How does an AI content agent work alongside an AI ads agent? The content agent generates ad copy, landing page variants, and creative assets. The ads agent tests those assets against live audiences and feeds performance data back to the content agent for refinement. This feedback loop replaces the manual cycle of brief → draft → review → launch → report → revise that typically takes weeks.
What kind of team do I need to support an AI marketing agent? At minimum, one person who understands your KPIs and can review escalations — typically a demand gen manager or marketing ops lead. You don’t need a data science team. You do need someone who can make judgment calls when the agent surfaces a decision above its risk threshold.
Is my ad spend data secure when managed by an AI agent? Evaluate this the same way you’d evaluate any SaaS vendor with access to your ad accounts: SOC 2 compliance, data encryption, access controls, and clear data retention policies. The agent needs read/write access to your ad platforms, so your security review should be thorough.
How long before I see measurable results? Expect 30 days of calibration before drawing conclusions. Most B2B teams see the clearest early impact in reduced wasted spend — the agent catches underperforming campaigns and pauses them faster than a human review cycle. Positive ROAS impact typically becomes statistically significant by day 45–60, depending on campaign volume.

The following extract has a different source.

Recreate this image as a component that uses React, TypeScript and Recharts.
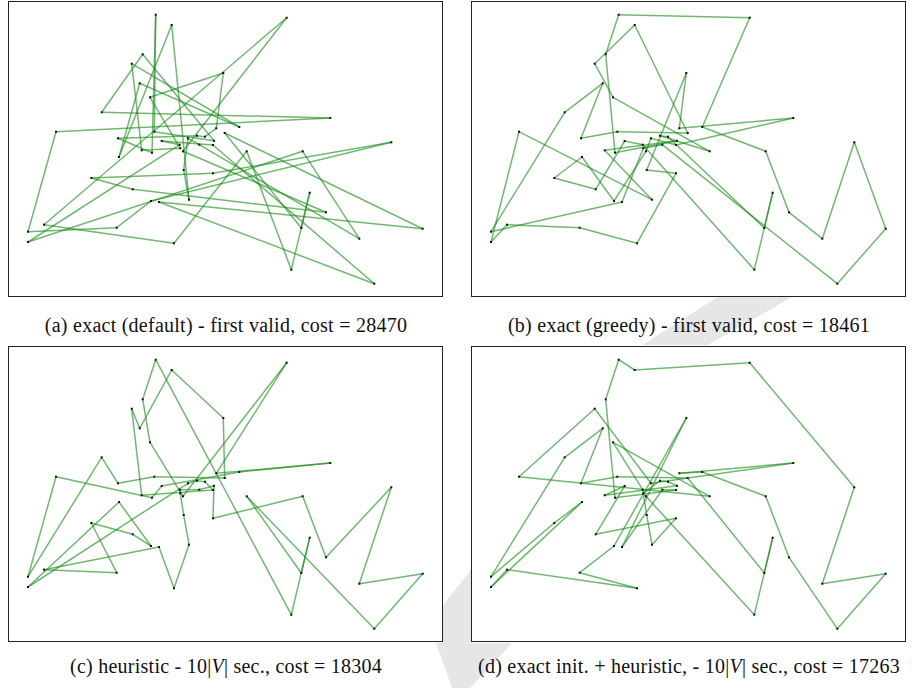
import React from "react";
import { ScatterChart, Scatter, XAxis, YAxis } from "recharts";

// city coordinates (same instance in all four panels)
const cityX = [
  147.7, 163.7, 278.7, 134.7, 123.7, 215.3, 131.7, 142, 93.7, 322.3,
  231.3, 208.3, 48, 146.3, 216.7, 110, 189, 197, 180, 153.7,
  206, 171.7, 172.3, 175, 191.3, 205, 133.7, 144, 238.7, 294.7,
  383.3, 111, 175.7, 205, 83.3, 124.7, 143, 151, 181, 301.7,
  318, 36, 108.7, 293.3, 414.7, 20, 351.3, 20, 166, 283.3, 366.3,
];
const cityY = [
  13.7, 24, 16.7, 53.3, 62.7, 72, 82.3, 96.3, 111.3, 117,
  126, 127.3, 130.7, 130.7, 132, 137.3, 134.7, 135.7, 137.3, 140,
  139.8, 143.7, 147.3, 150.3, 143.7, 144, 149.3, 151.7, 150.3, 150.3,
  141.3, 156, 169, 172.3, 177, 188.3, 200, 201, 198.7, 191.7,
  211.3, 223.7, 226.7, 227, 227.7, 230.7, 237.7, 241, 242.3, 268.7, 282.7,
];

// tours, as 1-based city ids
const tourA = [
  51, 38, 45, 15, 44, 40, 50, 29, 49, 42, 3, 24, 41, 36, 35, 34, 31, 37, 43, 46,
  13, 10, 9, 4, 21, 14, 1, 28, 16, 17, 18, 12, 6, 8, 23, 27, 5, 11, 7, 32,
  2, 39, 33, 19, 25, 47, 30, 48, 22, 20, 26,
];
const tourB = [
  23, 38, 46, 9, 7, 16, 14, 15, 2, 5, 8, 29, 17, 18, 44, 40, 50, 22, 20, 36,
  35, 32, 37, 24, 19, 26, 10, 12, 6, 33, 34, 49, 43, 42, 48, 13, 39, 27, 21, 28,
  4, 1, 3, 11, 30, 41, 47, 31, 45, 51, 25,
];
const tourC = [
  1, 4, 8, 24, 3, 12, 10, 11, 20, 28, 13, 46, 9, 16, 14, 15, 6, 2, 7, 5,
  27, 26, 18, 17, 19, 48, 32, 37, 36, 35, 43, 42, 38, 49, 39, 33, 23, 22, 25, 21,
  34, 30, 41, 31, 47, 45, 51, 29, 44, 40, 50,
];
const tourD = [
  28, 4, 1, 2, 3, 31, 47, 45, 51, 41, 30, 11, 12, 10, 19, 5, 13, 29, 8, 22,
  33, 39, 34, 36, 20, 27, 21, 18, 17, 23, 24, 50, 40, 44, 15, 14, 16, 7, 9, 46,
  35, 32, 48, 42, 49, 43, 37, 6, 38, 25, 26,
];

const cities = cityX.map((x, i) => ({ x, y: cityY[i] }));

const tourEdges = (tour: number[]) =>
  tour.map((id, i) => [cities[id - 1], cities[tour[(i + 1) % tour.length] - 1]]);

function CityDot(props: any) {
  const { cx, cy } = props;
  return <rect x={cx - 1} y={cy - 1} width={2} height={2} fill="#111" />;
}
const NoDot = () => <g />;

function TourPanel({ tour, left, top }: { tour: number[]; left: number; top: number }) {
  const edges = tourEdges(tour);
  return (
    <div
      style={{
        position: "absolute",
        left,
        top,
        width: 435,
        height: 296,
        border: "1px solid #222",
        boxSizing: "border-box",
        background: "#fff",
      }}
    >
      <ScatterChart width={433} height={294} margin={{ top: 0, right: 0, bottom: 0, left: 0 }}>
        <XAxis type="number" dataKey="x" domain={[1, 434]} allowDataOverflow hide />
        <YAxis type="number" dataKey="y" domain={[1, 295]} allowDataOverflow reversed hide />
        {edges.map((e, i) => (
          <Scatter
            key={i}
            data={e}
            line={{ stroke: "#1a8a1a", strokeWidth: 1.5, strokeOpacity: 0.62 }}
            lineType="joint"
            shape={NoDot}
            isAnimationActive={false}
          />
        ))}
        <Scatter data={cities} shape={CityDot} isAnimationActive={false} />
      </ScatterChart>
    </div>
  );
}

const captionStyle: React.CSSProperties = {
  position: "absolute",
  width: 480,
  textAlign: "center",
  fontFamily: "'Liberation Serif', serif",
  fontSize: 20,
  letterSpacing: 0.25,
  color: "#111",
  whiteSpace: "nowrap",
};

export default function App() {
  return (
    <div style={{ position: "absolute", left: 0, top: 0, width: 912, height: 688, background: "#fff", overflow: "hidden" }}>
      {/* faint watermark behind the panels */}
      <svg width={912} height={688} style={{ position: "absolute", left: 0, top: 0 }}>
        <polygon points="718,297 792,297 708,345 642,345" fill="#e6e6e6" />
        <polygon points="443,605 471,570 471,643 443,643" fill="#e6e6e6" />
        <polygon points="436,643 512,643 470,688 452,688" fill="#e6e6e6" />
      </svg>
      <TourPanel tour={tourA} left={8} top={1} />
      <TourPanel tour={tourB} left={471} top={1} />
      <TourPanel tour={tourC} left={8} top={346} />
      <TourPanel tour={tourD} left={471} top={346} />
      <div style={{ ...captionStyle, left: -14, top: 314 }}>
        (a) exact (default) - first valid, cost = 28470
      </div>
      <div style={{ ...captionStyle, left: 449, top: 314 }}>
        (b) exact (greedy) - first valid, cost = 18461
      </div>
      <div style={{ ...captionStyle, left: -14, top: 655 }}>
        (c) heuristic - 10|<i>V</i>| sec., cost = 18304
      </div>
      <div style={{ ...captionStyle, left: 449, top: 655 }}>
        (d) exact init. + heuristic, - 10|<i>V</i>| sec., cost = 17263
      </div>
    </div>
  );
}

The bottom line: An AI ads agent is not a black box that spends your money. It’s an execution layer that operates within constraints you define, escalates decisions above your risk threshold, and gets faster over time. The question isn’t whether to trust AI with your ad budget — it’s whether your current guardrail architecture is specific enough to make that trust warranted. Start with tight constraints, earn confidence through shadow mode, and expand deliberately. That’s how delegation works — whether the delegate is human or artificial.